GIIN: What types of financial and social or environmental outcomes are your investors are looking for?
VR: We align our interest and investor interest very early. Our investments are high risk and may not have the high returns associated with such risks. We do not rule out making high returns, we just do not know if the types of businesses we invest in would yield those returns. Some of our businesses are giving us returns now 30 times our original investment, but this has been after 7-8 years of investing. We believe our returns may be between 14 percent and 18 percent, depending on how our companies perform.
We will continue to focus most of our investments in rural India in water, sanitation, energy, education, health, agriculture innovations, and technology for development. While making an investment, we might build ownership among people who may otherwise never own a company, or we may include a community in economic activity which would otherwise remain excluded.
Our investors accept the basic premise that we are a commercial fund that invests differently, and most of their motivations are aligned with ours. We believe they are participating in a pioneering experiment that has the potential to impact millions of people.
GIIN: Is it more challenging to attract investors or to find investable projects?

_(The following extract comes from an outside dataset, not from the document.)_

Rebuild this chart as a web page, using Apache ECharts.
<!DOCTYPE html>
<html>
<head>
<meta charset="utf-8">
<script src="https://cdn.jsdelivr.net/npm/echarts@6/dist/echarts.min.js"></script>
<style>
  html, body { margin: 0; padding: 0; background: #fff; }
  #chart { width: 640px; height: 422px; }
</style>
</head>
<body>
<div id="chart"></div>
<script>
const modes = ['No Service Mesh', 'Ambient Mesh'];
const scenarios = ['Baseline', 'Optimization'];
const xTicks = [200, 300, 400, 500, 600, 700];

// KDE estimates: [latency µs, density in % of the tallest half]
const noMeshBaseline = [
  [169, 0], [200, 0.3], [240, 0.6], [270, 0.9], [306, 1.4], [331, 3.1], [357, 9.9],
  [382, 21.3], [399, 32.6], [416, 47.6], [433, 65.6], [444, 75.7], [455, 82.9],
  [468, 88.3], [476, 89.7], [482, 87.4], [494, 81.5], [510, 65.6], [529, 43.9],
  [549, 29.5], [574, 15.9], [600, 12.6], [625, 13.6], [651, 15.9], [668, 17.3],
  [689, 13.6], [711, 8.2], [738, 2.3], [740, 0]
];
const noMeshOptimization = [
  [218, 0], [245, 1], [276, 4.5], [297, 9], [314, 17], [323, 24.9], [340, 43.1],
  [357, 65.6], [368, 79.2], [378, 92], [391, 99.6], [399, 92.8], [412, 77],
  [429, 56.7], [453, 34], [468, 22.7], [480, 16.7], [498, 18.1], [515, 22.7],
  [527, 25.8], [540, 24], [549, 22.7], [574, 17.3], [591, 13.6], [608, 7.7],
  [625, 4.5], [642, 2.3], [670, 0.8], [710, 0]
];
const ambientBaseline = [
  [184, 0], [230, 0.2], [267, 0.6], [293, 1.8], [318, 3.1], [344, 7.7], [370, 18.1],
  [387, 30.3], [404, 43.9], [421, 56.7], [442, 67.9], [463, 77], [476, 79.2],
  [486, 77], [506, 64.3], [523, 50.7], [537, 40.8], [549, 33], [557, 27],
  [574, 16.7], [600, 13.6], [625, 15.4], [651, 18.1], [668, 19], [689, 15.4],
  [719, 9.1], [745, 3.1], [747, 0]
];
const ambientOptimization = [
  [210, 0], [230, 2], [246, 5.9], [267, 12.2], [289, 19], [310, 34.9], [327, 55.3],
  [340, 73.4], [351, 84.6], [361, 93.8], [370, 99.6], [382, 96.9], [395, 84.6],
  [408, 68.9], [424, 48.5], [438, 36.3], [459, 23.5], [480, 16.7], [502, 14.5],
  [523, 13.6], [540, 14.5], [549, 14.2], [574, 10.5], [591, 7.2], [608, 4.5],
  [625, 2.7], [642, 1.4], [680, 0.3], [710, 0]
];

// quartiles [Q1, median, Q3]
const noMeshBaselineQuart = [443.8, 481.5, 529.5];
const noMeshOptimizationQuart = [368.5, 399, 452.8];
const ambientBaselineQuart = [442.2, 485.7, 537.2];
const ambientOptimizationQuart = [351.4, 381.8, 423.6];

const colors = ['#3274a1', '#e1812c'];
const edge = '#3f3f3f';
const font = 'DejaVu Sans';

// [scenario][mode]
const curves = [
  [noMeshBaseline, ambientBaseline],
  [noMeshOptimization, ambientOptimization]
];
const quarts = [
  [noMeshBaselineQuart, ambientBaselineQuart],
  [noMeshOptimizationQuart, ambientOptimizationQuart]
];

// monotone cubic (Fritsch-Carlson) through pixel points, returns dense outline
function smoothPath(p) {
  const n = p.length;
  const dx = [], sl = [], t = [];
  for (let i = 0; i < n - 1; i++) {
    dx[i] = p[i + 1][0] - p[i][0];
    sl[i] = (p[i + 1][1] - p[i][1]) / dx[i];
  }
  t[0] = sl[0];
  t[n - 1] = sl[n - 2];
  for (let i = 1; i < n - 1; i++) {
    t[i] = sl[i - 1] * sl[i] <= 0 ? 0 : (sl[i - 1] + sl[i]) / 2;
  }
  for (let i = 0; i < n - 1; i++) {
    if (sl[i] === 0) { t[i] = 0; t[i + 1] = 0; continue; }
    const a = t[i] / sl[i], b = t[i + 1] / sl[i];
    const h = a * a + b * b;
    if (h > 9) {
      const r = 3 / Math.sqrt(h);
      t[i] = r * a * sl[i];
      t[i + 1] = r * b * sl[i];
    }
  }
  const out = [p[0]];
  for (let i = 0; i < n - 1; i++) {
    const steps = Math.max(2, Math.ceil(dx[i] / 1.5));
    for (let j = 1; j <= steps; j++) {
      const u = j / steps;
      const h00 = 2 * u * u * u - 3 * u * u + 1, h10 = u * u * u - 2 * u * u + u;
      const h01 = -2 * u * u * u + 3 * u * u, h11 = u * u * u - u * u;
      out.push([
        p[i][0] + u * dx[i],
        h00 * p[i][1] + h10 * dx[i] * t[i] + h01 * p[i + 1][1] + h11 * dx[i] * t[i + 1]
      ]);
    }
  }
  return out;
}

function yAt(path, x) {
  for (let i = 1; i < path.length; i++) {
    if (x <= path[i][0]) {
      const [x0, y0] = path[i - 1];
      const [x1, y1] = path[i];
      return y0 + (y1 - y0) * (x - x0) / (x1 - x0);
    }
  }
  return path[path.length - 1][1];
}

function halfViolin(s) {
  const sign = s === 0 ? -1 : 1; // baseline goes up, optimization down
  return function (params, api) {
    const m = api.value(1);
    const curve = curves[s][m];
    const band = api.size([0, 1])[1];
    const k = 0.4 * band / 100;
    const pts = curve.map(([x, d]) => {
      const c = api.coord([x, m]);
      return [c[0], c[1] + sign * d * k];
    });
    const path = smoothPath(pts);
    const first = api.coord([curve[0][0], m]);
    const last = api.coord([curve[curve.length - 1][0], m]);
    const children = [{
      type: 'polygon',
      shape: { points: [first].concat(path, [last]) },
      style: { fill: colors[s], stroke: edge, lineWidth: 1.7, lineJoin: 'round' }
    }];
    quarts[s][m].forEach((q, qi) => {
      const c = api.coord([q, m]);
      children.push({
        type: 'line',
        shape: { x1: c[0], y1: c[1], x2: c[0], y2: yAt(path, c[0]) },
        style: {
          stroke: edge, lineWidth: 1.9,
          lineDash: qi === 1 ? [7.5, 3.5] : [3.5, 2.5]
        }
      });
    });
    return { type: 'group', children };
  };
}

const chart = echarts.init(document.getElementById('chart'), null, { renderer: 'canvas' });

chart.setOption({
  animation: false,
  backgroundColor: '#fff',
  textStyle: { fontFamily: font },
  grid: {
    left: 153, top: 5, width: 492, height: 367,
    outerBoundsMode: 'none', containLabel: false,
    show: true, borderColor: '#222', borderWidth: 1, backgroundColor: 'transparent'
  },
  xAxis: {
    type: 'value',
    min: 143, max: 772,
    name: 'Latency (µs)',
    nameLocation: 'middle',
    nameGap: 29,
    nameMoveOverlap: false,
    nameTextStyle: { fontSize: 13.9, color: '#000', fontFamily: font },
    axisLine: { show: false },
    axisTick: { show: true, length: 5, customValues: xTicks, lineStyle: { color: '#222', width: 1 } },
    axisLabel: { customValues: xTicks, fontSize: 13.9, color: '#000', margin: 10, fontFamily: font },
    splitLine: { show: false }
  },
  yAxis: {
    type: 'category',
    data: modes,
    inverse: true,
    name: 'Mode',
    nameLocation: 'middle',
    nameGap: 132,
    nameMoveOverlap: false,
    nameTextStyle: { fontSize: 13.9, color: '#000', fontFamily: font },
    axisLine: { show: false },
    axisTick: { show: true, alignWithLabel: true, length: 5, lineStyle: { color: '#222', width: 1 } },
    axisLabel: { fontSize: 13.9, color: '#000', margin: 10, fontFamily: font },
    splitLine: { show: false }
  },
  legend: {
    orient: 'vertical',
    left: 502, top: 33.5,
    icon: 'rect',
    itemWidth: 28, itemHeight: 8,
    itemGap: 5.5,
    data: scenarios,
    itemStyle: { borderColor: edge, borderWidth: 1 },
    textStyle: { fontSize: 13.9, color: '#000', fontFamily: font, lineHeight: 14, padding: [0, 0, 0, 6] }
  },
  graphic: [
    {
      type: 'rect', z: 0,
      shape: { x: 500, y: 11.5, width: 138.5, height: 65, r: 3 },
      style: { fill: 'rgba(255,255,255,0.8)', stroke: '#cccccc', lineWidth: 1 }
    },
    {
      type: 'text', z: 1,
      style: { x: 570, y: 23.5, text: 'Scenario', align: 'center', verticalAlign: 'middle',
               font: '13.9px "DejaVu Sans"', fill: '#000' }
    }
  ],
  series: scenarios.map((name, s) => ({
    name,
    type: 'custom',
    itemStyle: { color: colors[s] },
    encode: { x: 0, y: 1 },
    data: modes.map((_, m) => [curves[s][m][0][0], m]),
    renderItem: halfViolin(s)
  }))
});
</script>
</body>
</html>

VR: Money remains a challenge, though things have eased since 2007. In a country like India, finding investible projects is not a big challenge. Investing and nurturing are challenging, and building and extracting value are even bigger challenges.
Our dream is to have large number of enterprises that have received investment from us collectively serving all the needs of people residing in rural India and in every Indian village. We know we have just started our journey.
GIIN: You've been doing this longer than many people. How has the sector changed?
VR: I started in 2000-2001. Around 2007, the excitement about social investing really took root. Around 2008, just before the economic downturn, every MBA graduate was starting a social investment fund. Most people fizzled out within the first six months, as they realized that life in this space is not as romantic as it may seem.
Hopefully, some of these people may want to come back when they have matured a bit. More people now want to partner with us in reaching out to these investee companies. But, we have still not seen other people copy our investing style.